▸ WORKING DATA
* * * * *

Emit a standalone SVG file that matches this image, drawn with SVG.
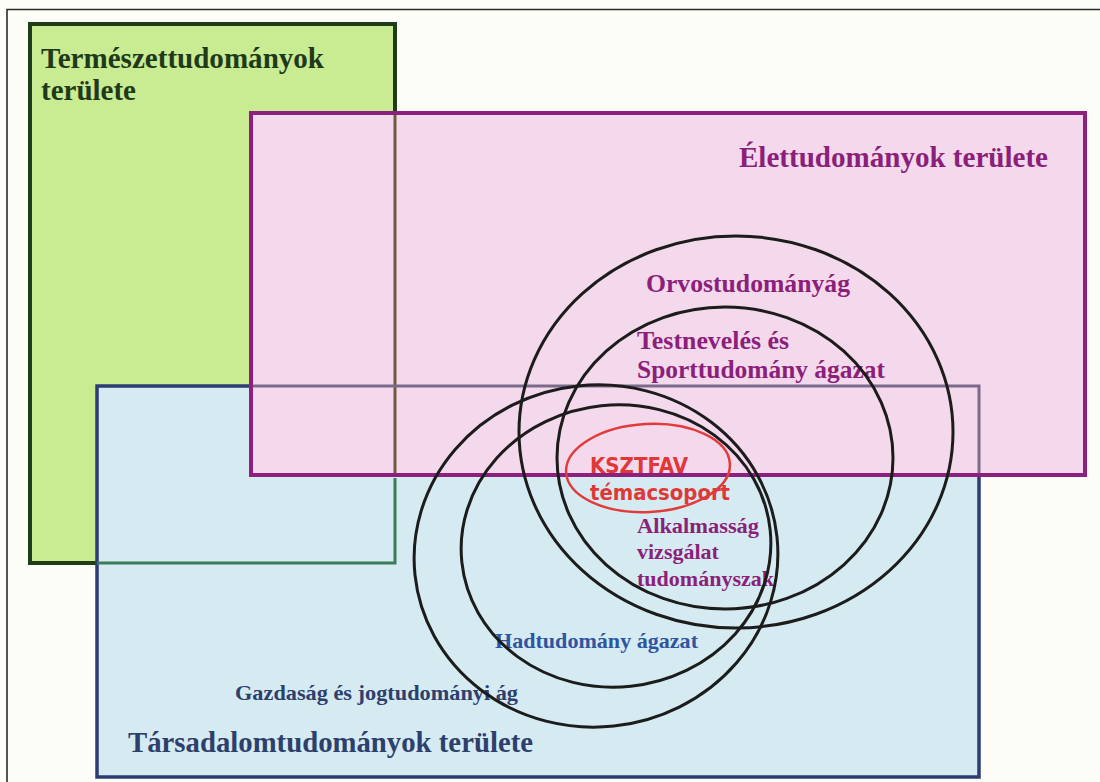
<svg xmlns="http://www.w3.org/2000/svg" width="1100" height="782" viewBox="0 0 1100 782">
<style>
.serif{font-family:"Liberation Serif","Times New Roman",serif;font-weight:bold}
.ring{fill:none;stroke:#1c1c1c;stroke-width:3}
.purple{fill:#8b1f7a}
.red{font-family:"DejaVu Sans","Noto Sans",sans-serif;font-weight:bold;font-size:21px;fill:#e03838}
</style>
<rect x="0" y="0" width="1100" height="782" fill="#fdfdf8"/>
<path d="M7,782 V9.5 H1100" fill="none" stroke="#2a2a2a" stroke-width="1.6"/>

<g id="area-natural">
<rect x="30" y="24" width="365" height="539" fill="#c9eb92" stroke="#203d1a" stroke-width="4"/>
</g>
<g id="area-social">
<rect x="97" y="386" width="882" height="391" fill="#d5eaf1" stroke="#2b3d72" stroke-width="3.5"/>
</g>
<g id="area-life">
<rect x="251" y="113" width="834" height="362" fill="#f4d8eb" stroke="#8e1f7e" stroke-width="4"/>
</g>
<g id="show-through">
<path d="M97,563 H395 V478" fill="none" stroke="#3b7d5a" stroke-width="3"/>
<path d="M395,115 V473" fill="none" stroke="#6e5a40" stroke-width="3"/>
<path d="M253,386 H979 V473" fill="none" stroke="#7b6a8c" stroke-width="3"/>
</g>

<g id="labels-areas" class="serif">
<text x="41" y="68" font-size="29" fill="#1f3a1a" textLength="283" lengthAdjust="spacingAndGlyphs">Természettudományok</text>
<text x="41" y="100" font-size="29" fill="#1f3a1a">területe</text>
<text x="739" y="167" font-size="29" class="purple" textLength="309" lengthAdjust="spacingAndGlyphs">Élettudományok területe</text>
<text x="128" y="752" font-size="29" fill="#2d3f6c" textLength="405" lengthAdjust="spacingAndGlyphs">Társadalomtudományok területe</text>
</g>

<g id="node-orvos">
<text class="serif purple" x="646" y="292" font-size="25.5" textLength="204" lengthAdjust="spacingAndGlyphs">Orvostudományág</text>
</g>
<g id="node-sport">
<text class="serif purple" x="637" y="349" font-size="25.5" textLength="152" lengthAdjust="spacingAndGlyphs">Testnevelés és</text>
<text class="serif purple" x="637" y="378" font-size="25.5" textLength="248" lengthAdjust="spacingAndGlyphs">Sporttudomány ágazat</text>
</g>
<g id="node-alkalmassag">
<text class="serif purple" x="637" y="533" font-size="22" textLength="122" lengthAdjust="spacingAndGlyphs">Alkalmasság</text>
<text class="serif purple" x="637" y="559" font-size="22">vizsgálat</text>
<text class="serif purple" x="637" y="586" font-size="22" textLength="137" lengthAdjust="spacingAndGlyphs">tudományszak</text>
</g>
<g id="node-had">
<text class="serif" x="495" y="648" font-size="22" fill="#2f55a0" textLength="203" lengthAdjust="spacingAndGlyphs">Hadtudomány ágazat</text>
</g>
<g id="node-gazdasag">
<text class="serif" x="235" y="700" font-size="22" fill="#2d3f6c" textLength="283" lengthAdjust="spacingAndGlyphs">Gazdaság és jogtudományi ág</text>
</g>

<g id="circles">
<ellipse id="circle-orvos" class="ring" cx="736" cy="432" rx="217" ry="196"/>
<ellipse id="circle-sport" class="ring" cx="725" cy="458" rx="168" ry="151"/>
<ellipse id="circle-had-outer" class="ring" cx="596" cy="556" rx="182" ry="171" transform="rotate(-6 596 556)"/>
<ellipse id="circle-had-inner" class="ring" cx="616" cy="546" rx="155" ry="141" transform="rotate(-6 616 546)"/>
</g>

<g id="node-kszt">
<ellipse cx="648" cy="468" rx="82" ry="44" fill="none" stroke="#e23b3b" stroke-width="2.5" transform="rotate(-3 648 468)"/>
<text class="red" x="590" y="473" textLength="98" lengthAdjust="spacingAndGlyphs">KSZTFAV</text>
<text class="red" x="590" y="500" textLength="140" lengthAdjust="spacingAndGlyphs">témacsoport</text>
</g>
<g id="connectors"/>
</svg>
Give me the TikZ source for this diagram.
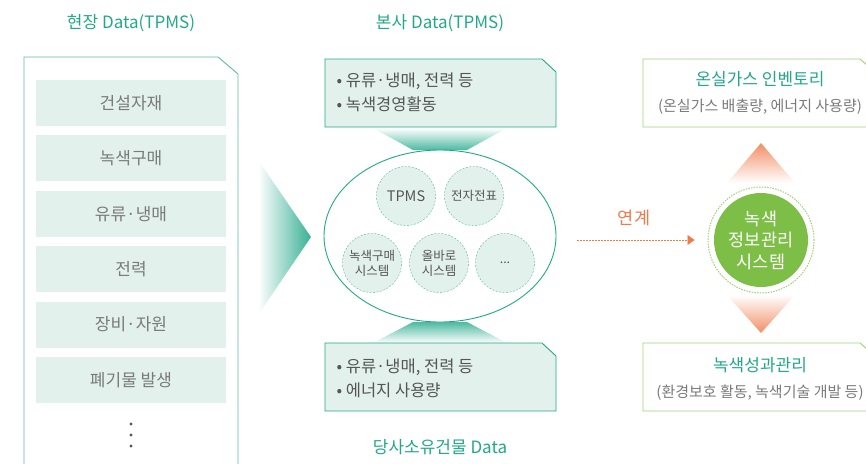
\documentclass[tikz,border=0pt]{standalone}
\usepackage{fontspec}
\setmainfont{Noto Sans CJK KR}
\usetikzlibrary{shapes,shapes.geometric,calc,positioning,arrows.meta}
\definecolor{tealc}{HTML}{22A889}
\definecolor{pale}{HTML}{E3F1EC}
\definecolor{greyt}{HTML}{7A7A7A}
\definecolor{darkt}{HTML}{555555}
\definecolor{grn}{HTML}{7DBE46}
\definecolor{grnline}{HTML}{9CD275}
\definecolor{orng}{HTML}{F07A4A}

\begin{document}
\begin{tikzpicture}
[x=1pt,y=-1pt,
 ttl/.style={text=tealc,font=\fontsize{17}{20}\selectfont},
 item/.style={fill=pale,minimum width=190pt,minimum height=46pt,inner sep=0pt,
	text=greyt,font=\fontsize{17}{20}\selectfont},
 sys/.style={circle,draw=tealc!80,dash pattern=on 2pt off 1.5pt,fill=pale,
	minimum size=59pt,inner sep=0pt,align=center,text=darkt,
	font=\fontsize{12.5}{15}\selectfont},
 note/.style={anchor=north west,align=left,text=darkt,
	font=\fontsize{16.5}{24}\selectfont},
 result/.style={align=center,text=greyt,font=\fontsize{15}{26}\selectfont}]
\useasboundingbox (0,0) rectangle (866,463);

% site data
\node[ttl] (site) at (131,23) {현장 Data(TPMS)};
\draw[tealc!75,line width=0.9pt] (24,470) -- (24,57) -- (218,57) -- (238,74) -- (238,470);
\foreach \t [count=\i] in {건설자재,녹색구매,유류·냉매,전력,장비·자원,폐기물 발생}
	\node[item] (it\i) at (131,{103+55.4*(\i-1)}) {\t};
\foreach \y in {424,435,446} \fill[darkt] (131,\y) circle (1.6pt);
\shade[left color=white,right color=tealc!90] (258,160) -- (311,237) -- (258,315) -- cycle;

% head office data
\node[ttl] (hq) at (440,23) {본사 Data(TPMS)};
\draw[tealc,fill=pale,line width=0.9pt] (325,59) -- (542,59) -- (556,72) -- (556,127) -- (325,127) -- cycle;
\node[note] (n1) at (333,69) {• 유류·냉매, 전력 등\\• 녹색경영활동};
\shade[top color=white,bottom color=tealc!80] (373,128) -- (507,128) -- (467,150) -- (413,150) -- cycle;
\node[draw=tealc,line width=0.9pt,ellipse,minimum width=232pt,minimum height=172pt] (db) at (440,236) {};
\node[sys,font=\fontsize{14.5}{15}\selectfont] (tpms) at (406,196) {TPMS};
\node[sys] (slip) at (474,196) {전자전표};
\node[sys] (buy) at (372,263) {녹색구매\\시스템};
\node[sys] (allb) at (439,263) {올바로\\시스템};
\node[sys] (etc) at (505,263) {...};
\shade[top color=tealc!80,bottom color=white] (413,322) -- (467,322) -- (507,343) -- (373,343) -- cycle;
\draw[tealc,fill=pale,line width=0.9pt] (325,343) -- (542,343) -- (556,356) -- (556,411) -- (325,411) -- cycle;
\node[note] (n2) at (333,355) {• 유류·냉매, 전력 등\\• 에너지 사용량};
\node[ttl] (bldg) at (440,447) {당사소유건물 Data};

% green information system
\node[circle,fill=grn,minimum size=94pt,inner sep=0pt,align=center,text=white,
	font=\fontsize{17.5}{21.5}\selectfont] (gims) at (761,240) {녹색\\정보관리\\시스템};
\node[circle,draw=grnline,dash pattern=on 1.5pt off 1.2pt,line width=1pt,minimum size=106pt] (ring) at (gims) {};
\coordinate (src) at (577,240);
\draw[orng,line width=0.8pt,dash pattern=on 2pt off 1pt,-{Triangle[length=7pt,width=10pt]},shorten >=13pt] (src) -- (ring.west);
\node[text=orng,font=\fontsize{17.5}{20}\selectfont] (link) at (634,218) {연계};
\shade[top color=orng!85,bottom color=white] (761,143) -- (795,183) -- (727,183) -- cycle;
\shade[top color=white,bottom color=orng!85] (727,295) -- (795,295) -- (761,333) -- cycle;

% outputs
\draw[grnline,line width=0.9pt] (643,59) -- (860,59) -- (868,66) -- (868,127) -- (643,127) -- cycle;
\node[result] (inv) at (760,93) {\textcolor{tealc}{\fontsize{17}{20}\selectfont 온실가스 인벤토리}\\(온실가스 배출량, 에너지 사용량)};
\draw[grnline,line width=0.9pt] (643,343) -- (860,343) -- (868,350) -- (868,411) -- (643,411) -- cycle;
\node[result] (perf) at (760,379) {\textcolor{tealc}{\fontsize{17}{20}\selectfont 녹색성과관리}\\(환경보호 활동, 녹색기술 개발 등)};
\end{tikzpicture}
\end{document}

* * * * *

▸ OBJECTIVE
Include both the line containing "Give me the TikZ source for this diagram." and the line containing "(258,315) -- cycle;" when you write out everything between them, exactly. Leave the pictures out.

▸ EXERCISE ANSWER
Give me the TikZ source for this diagram.
\documentclass[tikz,border=0pt]{standalone}
\usepackage{fontspec}
\setmainfont{Noto Sans CJK KR}
\usetikzlibrary{shapes,shapes.geometric,calc,positioning,arrows.meta}
\definecolor{tealc}{HTML}{22A889}
\definecolor{pale}{HTML}{E3F1EC}
\definecolor{greyt}{HTML}{7A7A7A}
\definecolor{darkt}{HTML}{555555}
\definecolor{grn}{HTML}{7DBE46}
\definecolor{grnline}{HTML}{9CD275}
\definecolor{orng}{HTML}{F07A4A}

\begin{document}
\begin{tikzpicture}
[x=1pt,y=-1pt,
 ttl/.style={text=tealc,font=\fontsize{17}{20}\selectfont},
 item/.style={fill=pale,minimum width=190pt,minimum height=46pt,inner sep=0pt,
	text=greyt,font=\fontsize{17}{20}\selectfont},
 sys/.style={circle,draw=tealc!80,dash pattern=on 2pt off 1.5pt,fill=pale,
	minimum size=59pt,inner sep=0pt,align=center,text=darkt,
	font=\fontsize{12.5}{15}\selectfont},
 note/.style={anchor=north west,align=left,text=darkt,
	font=\fontsize{16.5}{24}\selectfont},
 result/.style={align=center,text=greyt,font=\fontsize{15}{26}\selectfont}]
\useasboundingbox (0,0) rectangle (866,463);

% site data
\node[ttl] (site) at (131,23) {현장 Data(TPMS)};
\draw[tealc!75,line width=0.9pt] (24,470) -- (24,57) -- (218,57) -- (238,74) -- (238,470);
\foreach \t [count=\i] in {건설자재,녹색구매,유류·냉매,전력,장비·자원,폐기물 발생}
	\node[item] (it\i) at (131,{103+55.4*(\i-1)}) {\t};
\foreach \y in {424,435,446} \fill[darkt] (131,\y) circle (1.6pt);
\shade[left color=white,right color=tealc!90] (258,160) -- (311,237) -- (258,315) -- cycle;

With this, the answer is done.